灯台の付近には、絶滅危惧種のタカへがいますのでお見逃しなく。赤い嘴と青と緑の羽を持つカラフルな鳥で、地面をのんびりと歩きまわっています。タカへは、国鳥のキーウィと同じく、翼が退化した飛べない鳥です。そのため、開拓時代にヨーロッパ人がニュージーランドに持ち込んだ哺乳動物によって捕食され、個体数が激減してしまいました。一時は絶滅したと考えられていましたが、1948年に少数の生き残りが発見され、その後は国を挙げて繁殖のための保護活動が行われています。
ニュージーランド国内でも、檻や金網を挟まずにタカへを間近で見られる場所は、この島をのぞいてほとんどありません。ぜひじっくり観察してみましょう。
ティリティリマタンギの観光スポット②餌やりスポット
トラックの所々に餌やりスポットがあり、ここで花の蜜を主食にしている鳥たちのために蜜をあげています。

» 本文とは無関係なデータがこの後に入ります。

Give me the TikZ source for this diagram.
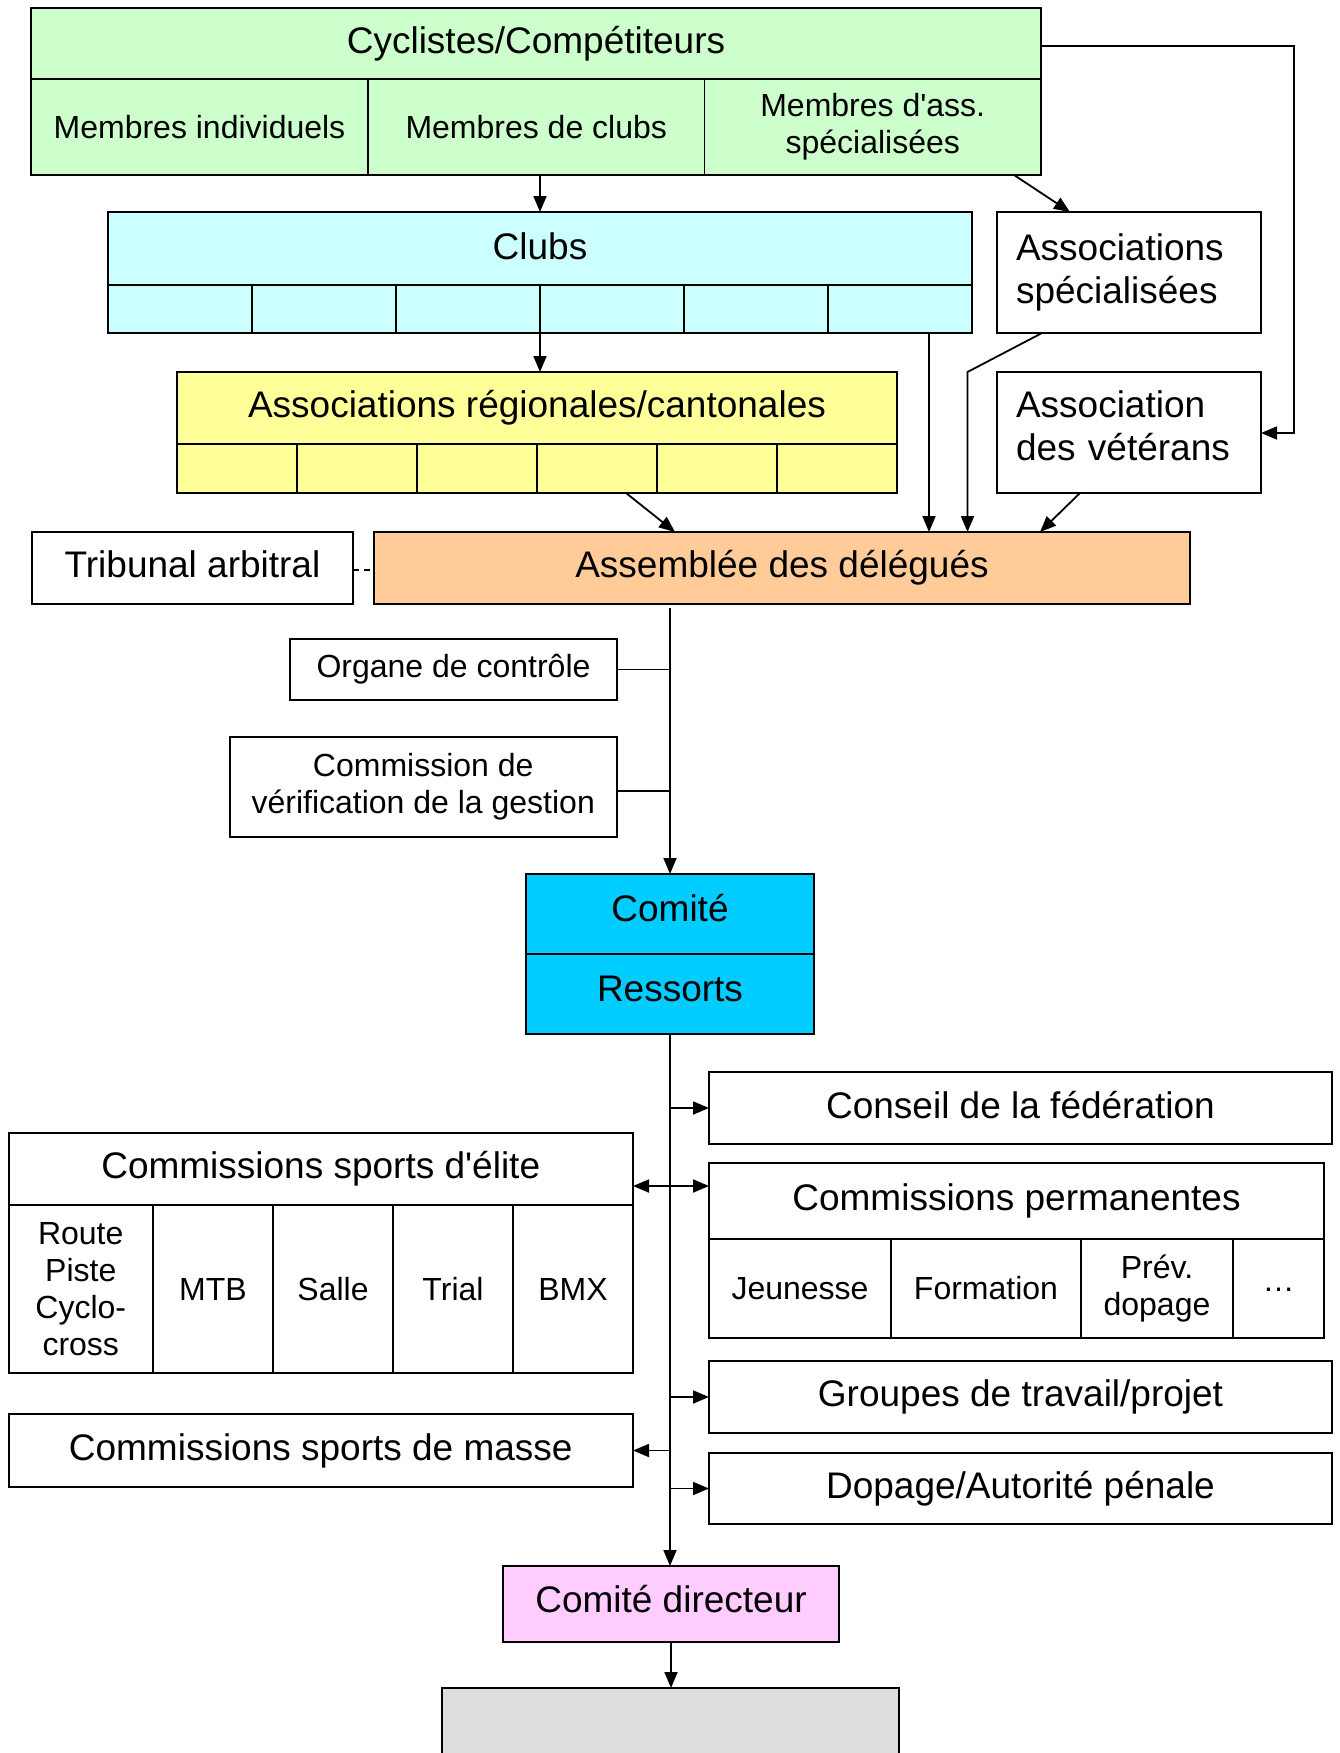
\documentclass[tikz,border=0pt]{standalone}
\usepackage{fontspec}
\setmainfont{Liberation Sans}
\usetikzlibrary{arrows.meta}
\definecolor{cgreen}{HTML}{CCFFCC}
\definecolor{ccyan}{HTML}{CCFFFF}
\definecolor{cyell}{HTML}{FFFF99}
\definecolor{corange}{HTML}{FFCC99}
\definecolor{cblue}{HTML}{00CCFF}
\definecolor{cpink}{HTML}{FFCCFF}
\definecolor{cgrey}{HTML}{DDDDDD}
\newcommand\fbig{\fontsize{37}{42.5}\selectfont}
\newcommand\fsmall{\fontsize{32}{37}\selectfont}
\tikzset{
  bx/.style={draw, line width=2pt, inner sep=0pt, outer sep=0pt, anchor=north west, align=center, font=\fbig},
  cellbx/.style={bx, line width=1.6pt},
  sm/.style={font=\fsmall},
  arr/.style={line width=1.8pt, -{Triangle[length=16pt,width=13pt]}},
  conn/.style={line width=1.8pt},
  dbl/.style={line width=1.8pt, {Triangle[length=16pt,width=13pt]}-{Triangle[length=16pt,width=13pt]}},
}
\newcommand\bx[7]{\node[#2,minimum width={(#5-#3)*1pt},minimum height={(#6-#4)*1pt}] (#1) at (#3,#4) {#7};}
\begin{document}
\begin{tikzpicture}[x=1pt,y=-1pt]
\useasboundingbox (0,0) rectangle (1339,1753);
\fill[white] (0,0) rectangle (1339,1753);
% Cyclistes
\bx{cyc}{bx,fill=cgreen}{31}{8}{1041}{175}{}
\bx{cycH}{cellbx}{31}{8}{1041}{79}{Cyclistes/Compétiteurs}
\bx{cycA}{cellbx,sm}{31}{79}{368}{175}{Membres individuels}
\bx{cycB}{cellbx,sm}{368}{79}{704.5}{175}{Membres de clubs}
\bx{cycC}{cellbx,sm}{704.5}{79}{1041}{175}{Membres d\textquotesingle ass.\\spécialisées}
\draw[bx,fill=none] (cyc.north west) rectangle (cyc.south east);
% Clubs
\bx{clubs}{bx,fill=ccyan}{108}{212}{972}{333}{}
\bx{clubsH}{cellbx,text depth=4pt}{108}{212}{972}{285}{Clubs}
\bx{clA}{cellbx}{108}{285}{252}{333}{}
\bx{clB}{cellbx}{252}{285}{396}{333}{}
\bx{clC}{cellbx}{396}{285}{540}{333}{}
\bx{clD}{cellbx}{540}{285}{684}{333}{}
\bx{clE}{cellbx}{684}{285}{828}{333}{}
\bx{clF}{cellbx}{828}{285}{972}{333}{}
\draw[bx,fill=none] (clubs.north west) rectangle (clubs.south east);
% Associations specialisees
\bx{assspec}{bx,fill=white,text width=226pt,align=left}{997}{212}{1261}{333}{Associations\\spécialisées}
% Associations regionales
\bx{assreg}{bx,fill=cyell}{177}{372}{897}{493}{}
\bx{assregH}{cellbx}{177}{372}{897}{444}{Associations régionales/cantonales}
\bx{arA}{cellbx}{177}{444}{297}{493}{}
\bx{arB}{cellbx}{297}{444}{417}{493}{}
\bx{arC}{cellbx}{417}{444}{537}{493}{}
\bx{arD}{cellbx}{537}{444}{657}{493}{}
\bx{arE}{cellbx}{657}{444}{777}{493}{}
\bx{arF}{cellbx}{777}{444}{897}{493}{}
\draw[bx,fill=none] (assreg.north west) rectangle (assreg.south east);
% Veterans
\bx{assvet}{bx,fill=white,text width=226pt,align=left,text depth=56pt}{997}{372}{1261}{493}{Association\\des vétérans}
% Tribunal, Assemblee
\bx{trib}{bx,fill=white,text depth=7pt}{32}{532}{353}{604}{Tribunal arbitral}
\bx{assem}{bx,fill=corange}{374}{532}{1190}{604}{Assemblée des délégués}
% Organe, Commission
\bx{organe}{bx,fill=white,sm}{290}{639}{617}{700}{Organe de contrôle}
\bx{cverif}{bx,fill=white,sm}{229.5}{737}{617}{837}{Commission de\\vérification de la gestion}
% Comite
\bx{comite}{bx,fill=cblue}{526}{874}{814}{1034}{}
\bx{comiteA}{cellbx,text depth=13pt}{526}{874}{814}{954}{Comité}
\bx{comiteB}{cellbx,text depth=11pt}{526}{954}{814}{1034}{Ressorts}
\draw[bx,fill=none] (comite.north west) rectangle (comite.south east);
% Right side
\bx{conseil}{bx,fill=white,text depth=7pt}{709}{1072}{1332}{1144}{Conseil de la fédération}
\bx{perm}{bx,fill=white}{709}{1163}{1324}{1338}{}
\bx{permH}{cellbx}{709}{1163}{1324}{1239}{Commissions permanentes}
\bx{pA}{cellbx,sm}{709}{1239}{891}{1338}{Jeunesse}
\bx{pB}{cellbx,sm}{891}{1239}{1081}{1338}{Formation}
\bx{pC}{cellbx,sm}{1081}{1239}{1233}{1338}{Prév.\\dopage}
\bx{pD}{cellbx,sm}{1233}{1239}{1324}{1338}{\raisebox{-6pt}{…}}
\draw[bx,fill=none] (perm.north west) rectangle (perm.south east);
\bx{groupes}{bx,fill=white}{709}{1361}{1332}{1433}{Groupes de travail/projet}
\bx{dopage}{bx,fill=white}{709}{1453}{1332}{1524}{Dopage/Autorité pénale}
% Left side
\bx{elite}{bx,fill=white}{8.5}{1133}{633}{1373}{}
\bx{eliteH}{cellbx}{8.5}{1133}{633}{1205}{Commissions sports d\textquotesingle élite}
\bx{eA}{cellbx,sm}{8.5}{1205}{153}{1373}{Route\\Piste\\Cyclo-\\cross}
\bx{eB}{cellbx,sm}{153}{1205}{273}{1373}{MTB}
\bx{eC}{cellbx,sm}{273}{1205}{393}{1373}{Salle}
\bx{eD}{cellbx,sm}{393}{1205}{513}{1373}{Trial}
\bx{eE}{cellbx,sm}{513}{1205}{633}{1373}{BMX}
\draw[bx,fill=none] (elite.north west) rectangle (elite.south east);
\bx{masse}{bx,fill=white}{8.5}{1414}{633}{1487}{Commissions sports de masse}
% Bottom
\bx{cdir}{bx,fill=cpink,text depth=11pt}{503}{1566}{839}{1642}{Comité directeur}
\bx{grey}{bx,fill=cgrey}{442}{1688}{899}{1765}{}
% Connectors
\draw[arr] (cyc.south -| clubs.north) -- (clubs.north);
\draw[arr] (clubs.south) -- (clubs.south |- assreg.north);
\draw[arr] (cyc.south -| 1014,0) -- (assspec.north -| 1070,0);
\draw[arr] (cycH.east |- 0,46) -| (1294,433) -- (assvet.east |- 0,433);
\draw[arr] (clubs.south -| 929,0) -- (assem.north -| 929,0);
\draw[arr] (assspec.south -| 1042,0) -- (assvet.north -| 967.5,0) -- (assem.north -| 967.5,0);
\draw[arr] (assvet.south -| 1080,0) -- (assem.north -| 1040,0);
\draw[arr] (assreg.south -| 626,0) -- (assem.north -| 675,0);
\draw[conn, dash pattern=on 6pt off 5pt] (trib.east |- 0,570) -- (assem.west |- 0,570);
\coordinate (sp0) at (670,608);
\draw[arr] (sp0) -- (sp0 |- comite.north);
\draw[conn] (organe.east) -- (organe.east -| sp0);
\draw[conn] (cverif.east |- 0,791) -- (sp0 |- 0,791);
\draw[arr] (comite.south) -- (comite.south |- cdir.north);
\draw[arr] (conseil.west -| comite.south) -- (conseil.west);
\draw[dbl] (elite.east |- 0,1186) -- (perm.west |- 0,1186);
\draw[arr] (groupes.west -| comite.south) -- (groupes.west);
\draw[arr] (masse.east -| comite.south) -- (masse.east);
\draw[arr] (dopage.west -| comite.south) -- (dopage.west);
\draw[arr] (cdir.south) -- (cdir.south |- grey.north);
\end{tikzpicture}
\end{document}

夏は、鳥たちも自然から蜜を食べることは容易なのでそれほどたくさんはあげないそうですが、冬はタンクいっぱいに蜜を入れていても半日でなくなることがあるそうです。トゥイやベルバード、ファンテールやロビンなどの鳥たちを間近で観察できるチャンスもあります。餌台は、絶好の野鳥撮影スポットにもなっています。
ティリティリマタンギの観光スポット③捕食者を捕らえる犬
ごくたまに島に鳥たちを食べてしまうイタチやネズミなどが船に乗ってきたりしまうことがあり、目撃があった際にはそういった侵略者を捕らえるために犬を使って捕食者を捕らえています。
ティリティリマタンギの観光スポット④ブルーペンギンの巣
またフェリー乗り場から少し歩いたところでは、ブルーペンギンの巣があり、木のふたを外すと中の様子を観察できるようになっています。
ニュージーランドの人々が入島制限を設けてまで野鳥保護区を造る背景には、人間のせいで、この国固有の生態系を壊滅的な状況にしてしまったという深い反省があります。ティリティリマタンギの森に響き渡る鳥たちの歌声からは、野鳥たちを守ろうとする人々の熱い思いが感じられますし、その思いが着実に形になっていることが伝わってきます。